→ **EXERCISE PROMPT**:
Look at the data below and print exactly the lines from its first line through the line with "ax = fig.add_axes([0.111, 0.19, 0.887, 0.789])"; the pictures stay out of the copy.

→ **INFORMATION PROVIDED**:
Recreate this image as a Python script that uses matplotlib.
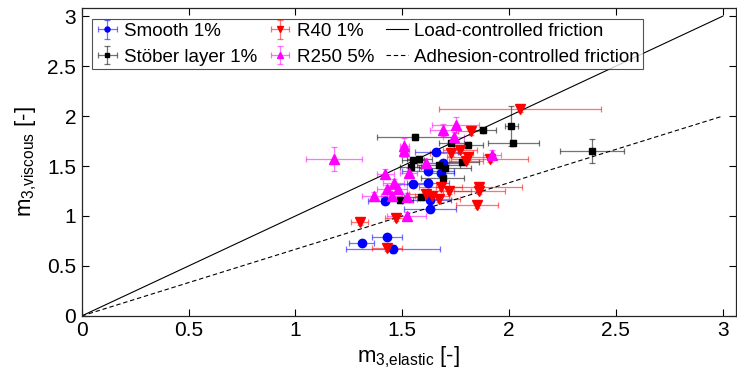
import matplotlib
matplotlib.use('Agg')
import matplotlib.pyplot as plt
import numpy as np

plt.rcParams['font.family'] = ['Liberation Sans', 'DejaVu Sans']
plt.rcParams['mathtext.fontset'] = 'custom'
plt.rcParams['mathtext.rm'] = 'Liberation Sans'
plt.rcParams['mathtext.it'] = 'Liberation Sans'

# Smooth 1%
smooth_x = [1.31, 1.43, 1.455, 1.42, 1.55, 1.62, 1.62, 1.68, 1.66, 1.69, 1.63, 1.63]
smooth_y = [0.73, 0.79, 0.67, 1.15, 1.32, 1.33, 1.45, 1.43, 1.64, 1.53, 1.16, 1.07]
smooth_xerr = [0.06, 0.07, 0.22, 0.08, 0.08, 0.10, 0.12, 0.06, 0.10, 0.08, 0.10, 0.12]
smooth_yerr = [0.02, 0.02, 0.04, 0.03, 0.03, 0.03, 0.03, 0.03, 0.03, 0.03, 0.03, 0.03]

# Stöber layer 1%
stober_x = [1.56, 1.55, 1.58, 1.54, 1.49, 1.59, 1.67, 1.70, 1.69, 1.73, 1.81, 1.78, 1.88, 2.01, 2.02, 2.39]
stober_y = [1.79, 1.56, 1.57, 1.49, 1.16, 1.19, 1.51, 1.48, 1.38, 1.73, 1.71, 1.54, 1.86, 1.90, 1.73, 1.65]
stober_xerr = [0.18, 0.05, 0.06, 0.05, 0.06, 0.08, 0.10, 0.12, 0.10, 0.06, 0.07, 0.08, 0.06, 0.03, 0.12, 0.15]
stober_yerr = [0.03, 0.03, 0.03, 0.03, 0.03, 0.03, 0.03, 0.03, 0.03, 0.03, 0.03, 0.03, 0.03, 0.20, 0.03, 0.12]

# R40 1%
r40_x = [2.05, 1.82, 1.77, 1.73, 1.81, 1.80, 1.91, 1.68, 1.86, 1.86, 1.72, 1.61, 1.64, 1.67, 1.85, 1.30, 1.43, 1.47]
r40_y = [2.07, 1.85, 1.66, 1.63, 1.59, 1.55, 1.57, 1.29, 1.29, 1.25, 1.25, 1.22, 1.20, 1.17, 1.11, 0.94, 0.68, 0.98]
r40_xerr = [0.38, 0.06, 0.08, 0.10, 0.10, 0.08, 0.18, 0.10, 0.20, 0.12, 0.10, 0.08, 0.08, 0.10, 0.10, 0.04, 0.07, 0.05]
r40_yerr = [0.03, 0.04, 0.03, 0.03, 0.03, 0.03, 0.03, 0.03, 0.03, 0.03, 0.03, 0.03, 0.03, 0.03, 0.03, 0.03, 0.03, 0.03]

# R250 5%
r250_x = [1.18, 1.51, 1.51, 1.42, 1.53, 1.46, 1.43, 1.48, 1.37, 1.45, 1.52, 1.52, 1.75, 1.69, 1.74, 1.92, 1.61]
r250_y = [1.57, 1.70, 1.65, 1.42, 1.43, 1.33, 1.27, 1.27, 1.20, 1.20, 1.19, 1.00, 1.91, 1.86, 1.79, 1.61, 1.53]
r250_xerr = [0.13, 0.02, 0.02, 0.04, 0.04, 0.05, 0.05, 0.04, 0.06, 0.05, 0.08, 0.09, 0.11, 0.06, 0.05, 0.04, 0.06]
r250_yerr = [0.12, 0.08, 0.06, 0.05, 0.05, 0.04, 0.04, 0.04, 0.04, 0.04, 0.04, 0.04, 0.08, 0.06, 0.05, 0.05, 0.04]

line_x = [0, 3]
load_slope = 1.0
adhesion_slope = 2.0 / 3.0

fig = plt.figure(figsize=(7.37, 3.9), dpi=100)
ax = fig.add_axes([0.111, 0.19, 0.887, 0.789])

def plot_series(x, y, xerr, yerr, color, marker, label, ms):
    ax.errorbar(x, y, xerr=xerr, yerr=yerr, fmt=marker, color=color, ms=ms,
                ecolor=color, elinewidth=0.9, capsize=2.5, capthick=0.9,
                label=label)

plot_series(smooth_x, smooth_y, smooth_xerr, smooth_yerr, '#0000ff', 'o', 'Smooth 1%', 6)
plot_series(stober_x, stober_y, stober_xerr, stober_yerr, 'black', 's', 'Stöber layer 1%', 5)
plot_series(r40_x, r40_y, r40_xerr, r40_yerr, '#ff0000', 'v', 'R40 1%', 6.5)
plot_series(r250_x, r250_y, r250_xerr, r250_yerr, '#ff00ff', '^', 'R250 5%', 6.5)

# lighten the error bars a bit, markers stay solid
for c in ax.containers:
    for lc in c.lines[2]:
        lc.set_alpha(0.55)
    for cap in c.lines[1]:
        cap.set_alpha(0.55)

lx = np.array(line_x)
ax.plot(lx, load_slope * lx, color='black', lw=0.8, label='Load-controlled friction')
ax.plot(lx, adhesion_slope * lx, color='black', lw=0.8, ls=(0, (4, 2.5)),
        label='Adhesion-controlled friction')

ax.set_xlim(0, 3.06)
ax.set_ylim(0, 3.08)
ticks = [0, 0.5, 1, 1.5, 2, 2.5, 3]
tick_labels = ['0', '0.5', '1', '1.5', '2', '2.5', '3']
ax.set_xticks(ticks)
ax.set_xticklabels(tick_labels)
ax.set_yticks(ticks)
ax.set_yticklabels(tick_labels)
ax.tick_params(direction='in', labelsize=15, length=5, width=0.8, top=True, right=True, pad=4)
for s in ax.spines.values():
    s.set_linewidth(0.9)
    s.set_color('#262626')

ax.set_xlabel('m$_{\\mathrm{3{,}elastic}}$ [-]', fontsize=16, labelpad=3)
ax.set_ylabel('m$_{\\mathrm{3{,}viscous}}$ [-]', fontsize=16, labelpad=6)

handles, labels = ax.get_legend_handles_labels()
order = [2, 3, 4, 5, 0, 1]
leg = ax.legend([handles[i] for i in order], [labels[i] for i in order], ncol=3,
                loc='upper left', fontsize=13.5, frameon=True, fancybox=False,
                edgecolor='#262626', borderpad=0.2, handlelength=1.2,
                handletextpad=0.3, columnspacing=0.6, labelspacing=0.45,
                bbox_to_anchor=(0.002, 0.995), markerscale=0.6)
leg.get_frame().set_linewidth(0.8)

fig.savefig('out.png', dpi=100)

→ **SOLUTION FOR THIS TASK**:
Recreate this image as a Python script that uses matplotlib.
import matplotlib
matplotlib.use('Agg')
import matplotlib.pyplot as plt
import numpy as np

plt.rcParams['font.family'] = ['Liberation Sans', 'DejaVu Sans']
plt.rcParams['mathtext.fontset'] = 'custom'
plt.rcParams['mathtext.rm'] = 'Liberation Sans'
plt.rcParams['mathtext.it'] = 'Liberation Sans'

# Smooth 1%
smooth_x = [1.31, 1.43, 1.455, 1.42, 1.55, 1.62, 1.62, 1.68, 1.66, 1.69, 1.63, 1.63]
smooth_y = [0.73, 0.79, 0.67, 1.15, 1.32, 1.33, 1.45, 1.43, 1.64, 1.53, 1.16, 1.07]
smooth_xerr = [0.06, 0.07, 0.22, 0.08, 0.08, 0.10, 0.12, 0.06, 0.10, 0.08, 0.10, 0.12]
smooth_yerr = [0.02, 0.02, 0.04, 0.03, 0.03, 0.03, 0.03, 0.03, 0.03, 0.03, 0.03, 0.03]

# Stöber layer 1%
stober_x = [1.56, 1.55, 1.58, 1.54, 1.49, 1.59, 1.67, 1.70, 1.69, 1.73, 1.81, 1.78, 1.88, 2.01, 2.02, 2.39]
stober_y = [1.79, 1.56, 1.57, 1.49, 1.16, 1.19, 1.51, 1.48, 1.38, 1.73, 1.71, 1.54, 1.86, 1.90, 1.73, 1.65]
stober_xerr = [0.18, 0.05, 0.06, 0.05, 0.06, 0.08, 0.10, 0.12, 0.10, 0.06, 0.07, 0.08, 0.06, 0.03, 0.12, 0.15]
stober_yerr = [0.03, 0.03, 0.03, 0.03, 0.03, 0.03, 0.03, 0.03, 0.03, 0.03, 0.03, 0.03, 0.03, 0.20, 0.03, 0.12]

# R40 1%
r40_x = [2.05, 1.82, 1.77, 1.73, 1.81, 1.80, 1.91, 1.68, 1.86, 1.86, 1.72, 1.61, 1.64, 1.67, 1.85, 1.30, 1.43, 1.47]
r40_y = [2.07, 1.85, 1.66, 1.63, 1.59, 1.55, 1.57, 1.29, 1.29, 1.25, 1.25, 1.22, 1.20, 1.17, 1.11, 0.94, 0.68, 0.98]
r40_xerr = [0.38, 0.06, 0.08, 0.10, 0.10, 0.08, 0.18, 0.10, 0.20, 0.12, 0.10, 0.08, 0.08, 0.10, 0.10, 0.04, 0.07, 0.05]
r40_yerr = [0.03, 0.04, 0.03, 0.03, 0.03, 0.03, 0.03, 0.03, 0.03, 0.03, 0.03, 0.03, 0.03, 0.03, 0.03, 0.03, 0.03, 0.03]

# R250 5%
r250_x = [1.18, 1.51, 1.51, 1.42, 1.53, 1.46, 1.43, 1.48, 1.37, 1.45, 1.52, 1.52, 1.75, 1.69, 1.74, 1.92, 1.61]
r250_y = [1.57, 1.70, 1.65, 1.42, 1.43, 1.33, 1.27, 1.27, 1.20, 1.20, 1.19, 1.00, 1.91, 1.86, 1.79, 1.61, 1.53]
r250_xerr = [0.13, 0.02, 0.02, 0.04, 0.04, 0.05, 0.05, 0.04, 0.06, 0.05, 0.08, 0.09, 0.11, 0.06, 0.05, 0.04, 0.06]
r250_yerr = [0.12, 0.08, 0.06, 0.05, 0.05, 0.04, 0.04, 0.04, 0.04, 0.04, 0.04, 0.04, 0.08, 0.06, 0.05, 0.05, 0.04]

line_x = [0, 3]
load_slope = 1.0
adhesion_slope = 2.0 / 3.0

fig = plt.figure(figsize=(7.37, 3.9), dpi=100)
ax = fig.add_axes([0.111, 0.19, 0.887, 0.789])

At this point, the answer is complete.